Thursday, December 01, 2005

I've read only a little of C.S. Lewis and none of Philip Pullman. I like and respect Lewis, I contemn Pullman's relentlessly foul and hateful attacks on Lewis's Narnia books -- but I'm hardly qualified to do much more than gripe.

Michael Lewis, in The Chronicle of Higher Education, knows both well and nails Pullman to the wall.

The whole article is great reading, but here's a healthy excerpt:

Lewis's motives for writing The Chronicles were more complex. Did he, as Pullman charges, intend them to be "propaganda for the religion he believed in"?

In a sense, he did. Lewis had converted from atheism to Christianity in the early 1930s and, like Paul, Augustine, and other famous converts before him, became an outspoken defender of the faith. What made Lewis different from his sainted predecessors was the variety of literary forms in which he advanced his views. In the decade beginning in 1938, Lewis published several works of Christian apologetics, three science-fiction novels with Christian themes, an imagined account of a journey into the Christian afterlife, and a tongue-in-cheek book of letters from a devil named Screwtape to his agent on earth. He undertook Lion in 1948, partly as a way of posing and answering for children the question, "Supposing that there really was a world like Narnia, and supposing it had (like our world) gone wrong, and supposing Christ wanted to go into that world and save it (as He did ours), what might have happened?"

Lewis's approach in The Chronicles was deeply rooted in his own experience. A crucial element in his conversion was a long conversation with J.R.R. Tolkien in which Lewis became persuaded that the many and, to him, deeply moving ancient myths in which a god dies and is reborn to save his people had "really happened" when Jesus was crucified and resurrected, placing Christianity squarely at the intersection of myth and history. Lewis had an enormous regard for pagan myths, both for their marvelous stories and for the truths about origins, aspirations, and purpose he found embedded in them. In writing The Chronicles, in which the divine lion Aslan is slain to save a treacherous child and then triumphantly resurrected, Lewis was trying to write a myth of his own that had all the excitement and truth of other myths, including the Christian one.

Many children seem to have read The Chronicles as Laura Winner, in Slate, remembers herself and her friends doing, as simply "a riveting tale." Some children — the books have sold more than 95 million copies, after all — presumably have experienced, in Lewis's phrase, the "pre-baptism of the child's imagination" that Lewis hoped and Pullman fears would someday open their ears to the Christian story. But where's the offense in that? For Pullman, it seems, Lewis's offense was merely to love what Pullman hates.

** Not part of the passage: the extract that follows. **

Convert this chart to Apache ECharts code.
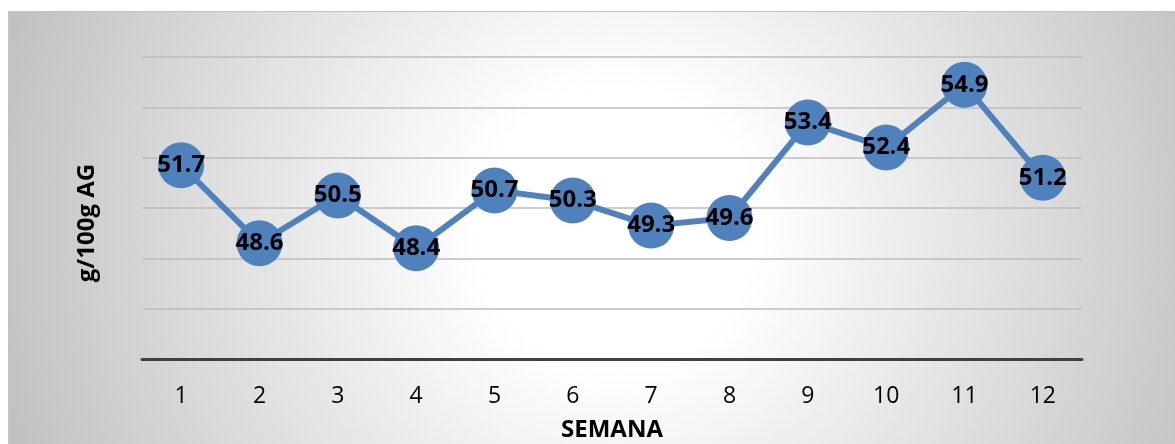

Certainly there is nothing remotely as tendentious in The Chronicles as Pullman's attacks in His Dark Materials against Christianity. "For all its history," a benevolent witch tells Lyra Belacqua and Will Parry, the young protagonists of the series, the Church "has tried to suppress and control every natural impulse. ... That's what the Church does, and every church is the same: control, destroy, obliterate every good feeling." As for God, a rebellious angel later tells the children, "God, the Creator, the Lord, Yahweh, El, Adonai, the King, the Father, the Almighty ... was never the creator. He was an angel like ourselves ... [who] told those who came after him that he had created them, but it was a lie." In one of the last scenes of the trilogy, the children watch God die. "Demented and powerless," Pullman writes, "the aged being could only weep and mumble in fear and pain and misery." Every Christian character in the series is rotten to the core, and none of them bothers to pretend otherwise. "The Christian religion," one of Pullman's main characters blandly explains, "is a very powerful and convincing mistake, that's all." Oh.